A year after Measure AA, funding remains a challenge for restoring SF Bay wetlands

Proposed cuts to federal environmental funding will place a higher burden on the state and local government to finance restoration of the San Francisco Bay Area’s wetlands, before sea level rise rates begin to accelerate around 2030.

On June 7 last year, the nine counties of the Bay Area passed a ballot measure called Measure AA. The measure placed a $12 per year parcel tax on local landowners to be directed towards wetlands restoration.  

Environmental advocacy nonprofit Save the Bay “realized in 2003 that the main limiting factor in getting these already acquired areas restored to tidal marsh was money,” said David Lewis, the organization’s executive director. Save the Bay came up with the idea of Measure AA and the regional authority that regulates it, the San Francisco Bay Restoration Authority.  

Bair Island in Redwood City, California (Isha Salian/Peninsula Press)
Bair Island in Redwood City, California. (Isha Salian/Peninsula Press)

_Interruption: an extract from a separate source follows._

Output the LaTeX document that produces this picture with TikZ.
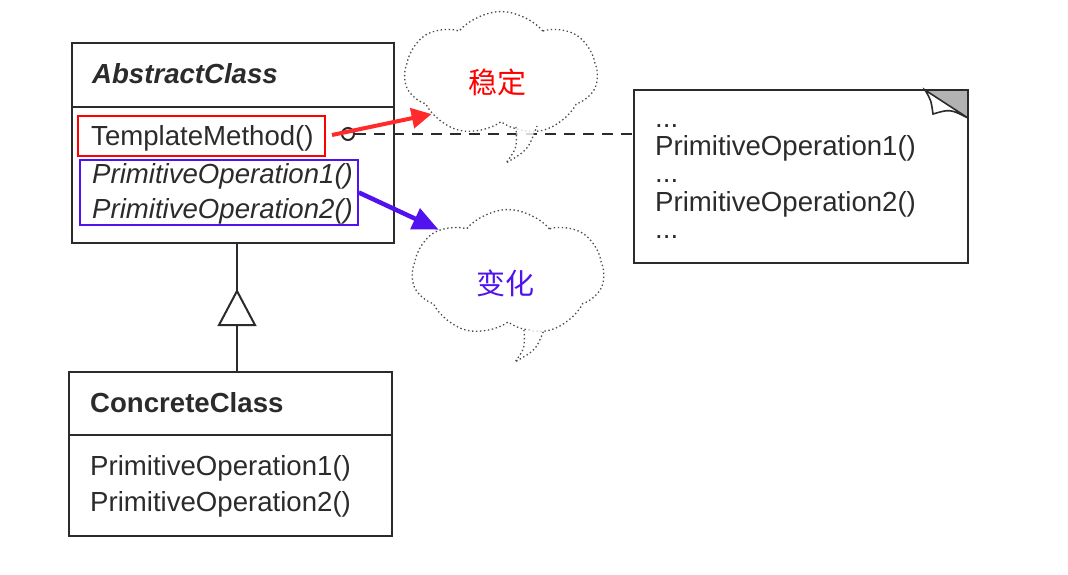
\documentclass[tikz,border=0pt]{standalone}
\usepackage{fontspec}
\setmainfont{Liberation Sans}
\newfontfamily\cjk{Noto Sans CJK SC}
\usetikzlibrary{arrows.meta,shapes.symbols}

\definecolor{ink}{HTML}{2B2B2B}
\definecolor{stablered}{HTML}{FF2A2A}
\definecolor{changeblue}{HTML}{5012EE}

\tikzset{
  umlbox/.style={draw=ink, line width=2pt, inner sep=0pt},
  op/.style={anchor=base west, inner sep=0pt, text=ink,
    font=\fontsize{27.6}{33}\selectfont},
  thoughtline/.style={draw=ink!85, line width=1.3pt, dash pattern=on 1.4pt off 2.6pt},
  thought/.style={cloud, cloud puffs=7, cloud puff arc=100, cloud ignores aspect, thoughtline,
    fill=white, fill opacity=0.8, inner sep=0pt},
  cjklabel/.style={font=\cjk\fontsize{29}{33}\selectfont, inner sep=0pt}
}

\begin{document}
\begin{tikzpicture}[x=1pt, y=-1pt]
    \useasboundingbox (0,0) rectangle (1068,574);

    % AbstractClass
    \node[umlbox, minimum width=322, minimum height=200] (abs) at (233,143) {};
    \draw[ink, line width=2pt] (72,107) -- (394,107);
    \node[op, font=\fontsize{27.6}{33}\selectfont\bfseries\itshape] (absname) at (92,83) {AbstractClass};
    \node[op] (tmpl) at (91,145) {TemplateMethod()};
    \node[op, font=\fontsize{27.6}{33}\selectfont\itshape] (prim1) at (92,183) {PrimitiveOperation1()};
    \node[op, font=\fontsize{27.6}{33}\selectfont\itshape] (prim2) at (92,218) {PrimitiveOperation2()};
    \draw[red, line width=1.6pt] (78,116) rectangle (325,156);
    \node[draw=changeblue, line width=1.6pt, minimum width=278, minimum height=65,
      inner sep=0pt] (varbox) at (219,192.5) {};
    \coordinate (redbox) at (332,135);

    % ConcreteClass
    \node[umlbox, minimum width=323, minimum height=164] (conc) at (230.5,454) {};
    \draw[ink, line width=2pt] (69,435) -- (392,435);
    \node[op, font=\fontsize{27.6}{33}\selectfont\bfseries] (concname) at (90,412) {ConcreteClass};
    \node[op] (cop1) at (90,475) {PrimitiveOperation1()};
    \node[op] (cop2) at (90,511) {PrimitiveOperation2()};

    % inheritance
    \coordinate (apex) at (237,291);
    \coordinate (tribase) at (237,325);
    \draw[ink, line width=2pt] (apex |- abs.south) -- (apex);
    \draw[ink, line width=2pt, line join=miter] (apex) -- ++(18,34) -- ++(-36,0) -- cycle;
    \draw[ink, line width=2pt] (tribase) -- (apex |- conc.north);

    % note
    \fill[gray!60] (925,90) -- (968,90) -- (968,118) -- cycle;
    \filldraw[fill=white, draw=ink, line width=1.6pt] (925,90)
        .. controls (931,100) .. (933,114) .. controls (950,109) .. (968,118) -- cycle;
    \node[umlbox, minimum width=334, minimum height=173] (note) at (801,176.5) {};
    \node[op] (dots1) at (655,127) {...};
    \node[op] (nop1) at (655,155) {PrimitiveOperation1()};
    \node[op] (dots2) at (655,182) {...};
    \node[op] (nop2) at (655,211) {PrimitiveOperation2()};
    \node[op] (dots3) at (655,238) {...};

    \node[circle, draw=ink, line width=2pt, minimum size=12, inner sep=0pt] (knob) at (348,134) {};
    \draw[ink, line width=2.6pt, dash pattern=on 11pt off 8pt] (knob.east) -- (knob.east -| note.west);

    % clouds
    \node[thought, minimum width=193, minimum height=125] (stable) at (501,74) {};
    \fill[white, fill opacity=0.8] (516,127) .. controls (517,148) .. (506,163)
        .. controls (528,150) .. (537,126) -- cycle;
    \draw[thoughtline] (516,127) .. controls (517,148) .. (506,163)
        .. controls (528,150) .. (537,126);
    \node[cjklabel, text=red] (stabletext) at (497,82) {稳定};

    \node[thought, minimum width=192, minimum height=127] (change) at (508,273) {};
    \fill[white, fill opacity=0.8] (524,330) .. controls (525,348) .. (515,362)
        .. controls (536,350) .. (544,330) -- cycle;
    \draw[thoughtline] (524,330) .. controls (525,348) .. (515,362)
        .. controls (536,350) .. (544,330);
    \node[cjklabel, text=changeblue] (changetext) at (505,283) {变化};

    % arrows
    \draw[stablered, line width=4pt, -{Triangle[length=20pt, width=20pt]}] (redbox) -- (stable.210);
    \draw[changeblue, line width=4.5pt, -{Triangle[length=26pt, width=22pt]}] (varbox.east) -- (change.148);
\end{tikzpicture}
\end{document}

The Bay originally had around 200,000 acres of marsh. Salt harvesting and urban development decimated the wetlands throughout the 19th and 20th centuries, until restoration efforts began in the 1990s. A 1999 study called for the region to rebuild 100,000 acres of healthy wetlands — and this is an attainable goal, since much of the former marshland is actually already in public ownership.

Measure AA will raise $500 million over 20 years, providing a third of the total $1.5 billion needed to reach the restoration goal. Even with the help of an assortment of other grants, they’re currently less than 30 percent funded.

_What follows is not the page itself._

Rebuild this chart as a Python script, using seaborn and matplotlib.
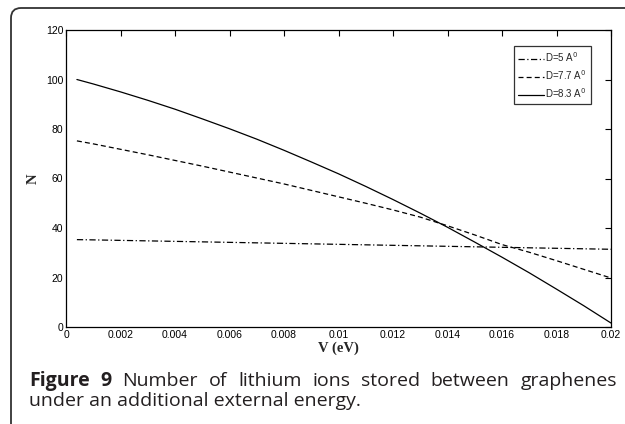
import numpy as np
import pandas as pd
import matplotlib
matplotlib.use('Agg')
import matplotlib.pyplot as plt
import seaborn as sns
from matplotlib.patches import FancyBboxPatch

# values
v = [0.0004, 0.001, 0.002, 0.003, 0.004, 0.005, 0.006, 0.007, 0.008, 0.009, 0.010,
     0.011, 0.012, 0.013, 0.014, 0.015, 0.016, 0.017, 0.018, 0.019, 0.020]
n_d5 = [35.3, 35.2, 35.0, 34.8, 34.6, 34.4, 34.2, 34.0, 33.8, 33.6, 33.4,
        33.2, 33.0, 32.8, 32.6, 32.4, 32.2, 32.0, 31.8, 31.6, 31.4]
n_d77 = [75.2, 74.0, 71.8, 69.6, 67.3, 65.0, 62.6, 60.2, 57.8, 55.2, 52.6,
         50.0, 47.3, 44.4, 40.9, 37.2, 33.3, 30.2, 26.8, 23.3, 19.8]
n_d83 = [100.0, 98.2, 95.0, 91.6, 88.0, 84.1, 80.1, 75.9, 71.4, 66.7, 61.9,
         56.8, 51.5, 46.0, 40.3, 34.3, 28.2, 21.9, 15.3, 8.6, 1.6]
labels = ['D=5 A$^0$', 'D=7.7 A$^0$', 'D=8.3 A$^0$']
xticks = [0, 0.002, 0.004, 0.006, 0.008, 0.01, 0.012, 0.014, 0.016, 0.018, 0.02]
xtick_labels = ['0', '0.002', '0.004', '0.006', '0.008', '0.01', '0.012', '0.014', '0.016', '0.018', '0.02']
yticks = [0, 20, 40, 60, 80, 100, 120]

df = pd.DataFrame({
    'V': v * 3,
    'N': n_d5 + n_d77 + n_d83,
    'series': [labels[0]] * len(v) + [labels[1]] * len(v) + [labels[2]] * len(v),
})

sns.set_theme(style='white')
plt.rcParams['font.family'] = ['Liberation Sans', 'DejaVu Sans']

fig = plt.figure(figsize=(6.25, 4.24), dpi=100)
ax = fig.add_axes([66 / 625, 1 - 327 / 424, 545 / 625, 297 / 424])

sns.lineplot(data=df, x='V', y='N', style='series', hue='series',
             palette={labels[0]: 'black', labels[1]: 'black', labels[2]: 'black'},
             dashes={labels[0]: (5, 2, 1, 2), labels[1]: (4, 2.5), labels[2]: ''},
             linewidth=0.9, ax=ax, legend=True)

ax.set_xlim(0, 0.02)
ax.set_ylim(0, 120)
ax.set_xticks(xticks)
ax.set_xticklabels(xtick_labels)
ax.set_yticks(yticks)
ax.tick_params(direction='in', length=4, width=0.8, colors='black', labelsize=7.5,
               top=True, right=True, pad=2)
for s in ax.spines.values():
    s.set_color('black')
    s.set_linewidth(0.9)

ax.set_xlabel('V (eV)', family='Liberation Serif', fontweight='bold', fontsize=10.5, labelpad=1)
ax.set_ylabel('N', family='Liberation Serif', fontweight='bold', fontsize=10.5, labelpad=4)

leg = ax.legend(loc='upper right', bbox_to_anchor=(0.963, 0.945), fontsize=7, frameon=True,
                fancybox=False, edgecolor='black', handlelength=2.6, handletextpad=0.2,
                borderpad=0.4, labelspacing=0.45, borderaxespad=0)
leg.get_frame().set_linewidth(0.9)
for line in leg.get_lines():
    line.set_linewidth(0.9)

# caption frame, rounded on the top-left corner
frame = FancyBboxPatch((0.11, -0.6), 8.0, 4.16 + 0.6,
                       boxstyle='round,pad=0,rounding_size=0.1',
                       transform=fig.dpi_scale_trans, fill=False,
                       edgecolor='#333333', linewidth=1.3, clip_on=False)
fig.patches.append(frame)

# caption text, first line justified
fig.canvas.draw()
renderer = fig.canvas.get_renderer()
cap_font = ['Open Sans', 'DejaVu Sans']
cap_size = 14
words1 = [('Figure', 'bold'), ('9', 'bold'), ('Number', 'normal'), ('of', 'normal'),
          ('lithium', 'normal'), ('ions', 'normal'), ('stored', 'normal'),
          ('between', 'normal'), ('graphenes', 'normal')]
x_left, x_right = 29, 617
y1 = 424 - 386
widths = []
texts = []
for w, fw in words1:
    t = fig.text(0, y1 / 424, w, fontsize=cap_size, fontweight=fw, family=cap_font,
                 color='#231f20', va='baseline', ha='left')
    texts.append(t)
    widths.append(t.get_window_extent(renderer).width)
gap = (x_right - x_left - sum(widths)) / (len(words1) - 1)
xpos = x_left
for t, wd in zip(texts, widths):
    t.set_x(xpos / 625)
    xpos += wd + gap

fig.text(x_left / 625, (424 - 406) / 424, 'under an additional external energy.',
         fontsize=cap_size, family=cap_font, color='#231f20', va='baseline', ha='left')

fig.savefig('out.png', dpi=100)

The Measure AA money hasn’t been used yet — the first year of tax collection ends this month. The regional San Francisco Bay Restoration Authority will review project proposals from various environmental organizations this fall, and the initial round of funds will be distributed to the chosen projects in early 2018.

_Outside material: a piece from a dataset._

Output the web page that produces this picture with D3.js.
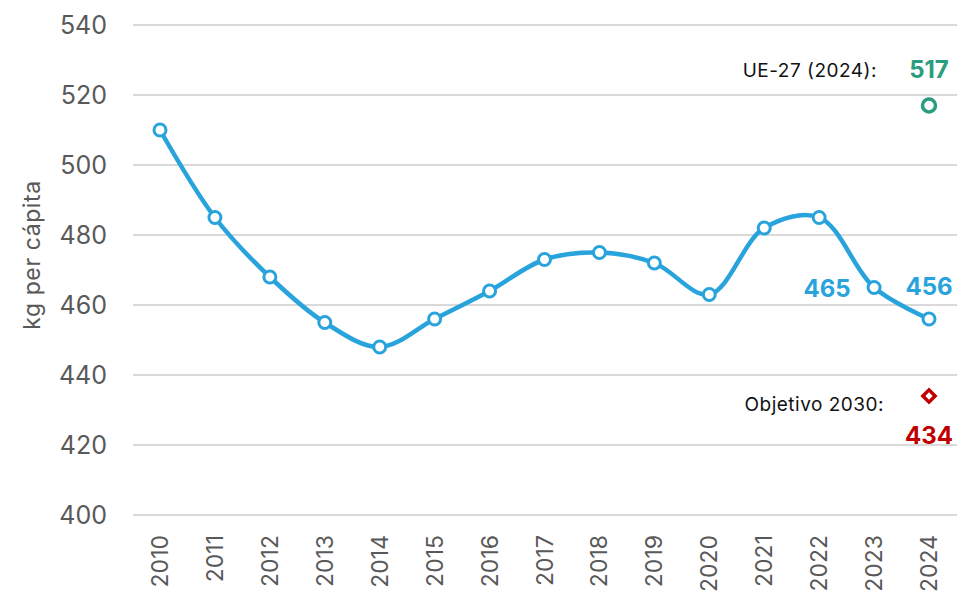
<!DOCTYPE html>
<html>
<head>
<meta charset="utf-8">
<style>
  body { margin: 0; background: #fff; }
  text { font-family: Inter, "Open Sans", sans-serif; }
</style>
</head>
<body>
<svg id="chart" width="957" height="597"></svg>
<script src="https://d3js.org/d3.v7.min.js"></script>
<script>
var years = [2010, 2011, 2012, 2013, 2014, 2015, 2016, 2017, 2018, 2019, 2020, 2021, 2022, 2023, 2024];
var values = [510, 485, 468, 455, 448, 456, 464, 473, 475, 472, 463, 482, 485, 465, 456];
var yTicks = [400, 420, 440, 460, 480, 500, 520, 540];
var labelledYears = [2023, 2024];
var euValue = 517, euLabel = "UE-27 (2024):";
var targetValue = 434, targetLabel = "Objetivo 2030:";

var blue = "#29a3dc", green = "#2a9d7f", red = "#c00000";

var svg = d3.select("#chart");

var x = d3.scalePoint().domain(years).range([160, 929]);
var y = d3.scaleLinear().domain([400, 540]).range([515, 25]);

// gridlines
svg.append("g")
  .selectAll("line")
  .data(yTicks)
  .enter().append("line")
  .attr("x1", 133).attr("x2", 957)
  .attr("y1", d => y(d)).attr("y2", d => y(d))
  .attr("stroke", "#d9d9d9")
  .attr("stroke-width", 2);

// y labels
svg.append("g")
  .selectAll("text")
  .data(yTicks)
  .enter().append("text")
  .attr("x", 107)
  .attr("y", d => y(d) + 9)
  .attr("text-anchor", "end")
  .attr("font-size", 25)
  .attr("fill", "#595959")
  .text(d => d);

svg.append("text")
  .attr("transform", "translate(40,255) rotate(-90)")
  .attr("text-anchor", "middle")
  .attr("font-size", 23)
  .attr("letter-spacing", 0.6)
  .attr("fill", "#595959")
  .text("kg per cápita");

// x labels
svg.append("g")
  .selectAll("text")
  .data(years)
  .enter().append("text")
  .attr("transform", d => "translate(" + (x(d) + 8) + ",535) rotate(-90)")
  .attr("text-anchor", "end")
  .attr("font-size", 23)
  .attr("fill", "#595959")
  .text(d => d);

// line
var line = d3.line()
  .x((d, i) => x(years[i]))
  .y(d => y(d))
  .curve(d3.curveCatmullRom.alpha(0.5));

svg.append("path")
  .datum(values)
  .attr("fill", "none")
  .attr("stroke", blue)
  .attr("stroke-width", 4.5)
  .attr("d", line);

svg.append("g")
  .selectAll("circle")
  .data(values)
  .enter().append("circle")
  .attr("cx", (d, i) => x(years[i]))
  .attr("cy", d => y(d))
  .attr("r", 6)
  .attr("fill", "#fff")
  .attr("stroke", blue)
  .attr("stroke-width", 3);

// value labels
svg.append("g")
  .selectAll("text")
  .data(labelledYears)
  .enter().append("text")
  .attr("x", d => x(d))
  .attr("y", d => y(values[years.indexOf(d)]) + (d === 2024 ? -24 : 9))
  .attr("dx", (d, i) => i === 0 ? -47 : 0)
  .attr("text-anchor", "middle")
  .attr("font-size", 24)
  .attr("font-weight", "bold")
  .attr("fill", blue)
  .text(d => values[years.indexOf(d)]);

// EU reference
var xLast = x(2024);
svg.append("circle")
  .attr("cx", xLast).attr("cy", y(euValue)).attr("r", 6.5)
  .attr("fill", "#fff").attr("stroke", green).attr("stroke-width", 3.5);
svg.append("text")
  .attr("x", xLast).attr("y", y(euValue) - 28)
  .attr("text-anchor", "middle").attr("font-size", 24).attr("font-weight", "bold")
  .attr("fill", green).text(euValue);
svg.append("text")
  .attr("x", 877).attr("y", y(euValue) - 29)
  .attr("text-anchor", "end").attr("font-size", 19).attr("letter-spacing", 0.5).attr("fill", "#111")
  .text(euLabel);

// target
svg.append("path")
  .attr("d", d3.symbol().type(d3.symbolSquare).size(75))
  .attr("transform", "translate(" + xLast + "," + y(targetValue) + ") rotate(45)")
  .attr("fill", "#fff").attr("stroke", red).attr("stroke-width", 3.5);
svg.append("text")
  .attr("x", xLast).attr("y", y(targetValue) + 48)
  .attr("text-anchor", "middle").attr("font-size", 24).attr("font-weight", "bold")
  .attr("fill", red).text(targetValue);
svg.append("text")
  .attr("x", 884).attr("y", y(targetValue) + 15)
  .attr("text-anchor", "end").attr("font-size", 19).attr("letter-spacing", 0.5).attr("fill", "#111")
  .text(targetLabel);
</script>
</body>
</html>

The slow influx of funds from Measure AA is better than nothing, but additional funding is needed if adequate restoration is to occur before the 2030 deadline.

“The longer you wait, the more expensive this is going to get,” said John Bourgeois, executive director of the South Bay Salt Pond Restoration Project — one of the biggest players in bringing back local marshlands. The project was established in 2003 by the California Department of Fish and Game, the U.S. Fish and Wildlife Service and the California Coastal Conservancy.

If natural wetlands are not rebuilt, the Bay Area may need to construct much more expensive seawalls or flood control levees to protect millions of residents from sea level rise. A recent state-commissioned report found that the San Francisco Bay could rise between 2.4 and 3.4 feet by the year 2100.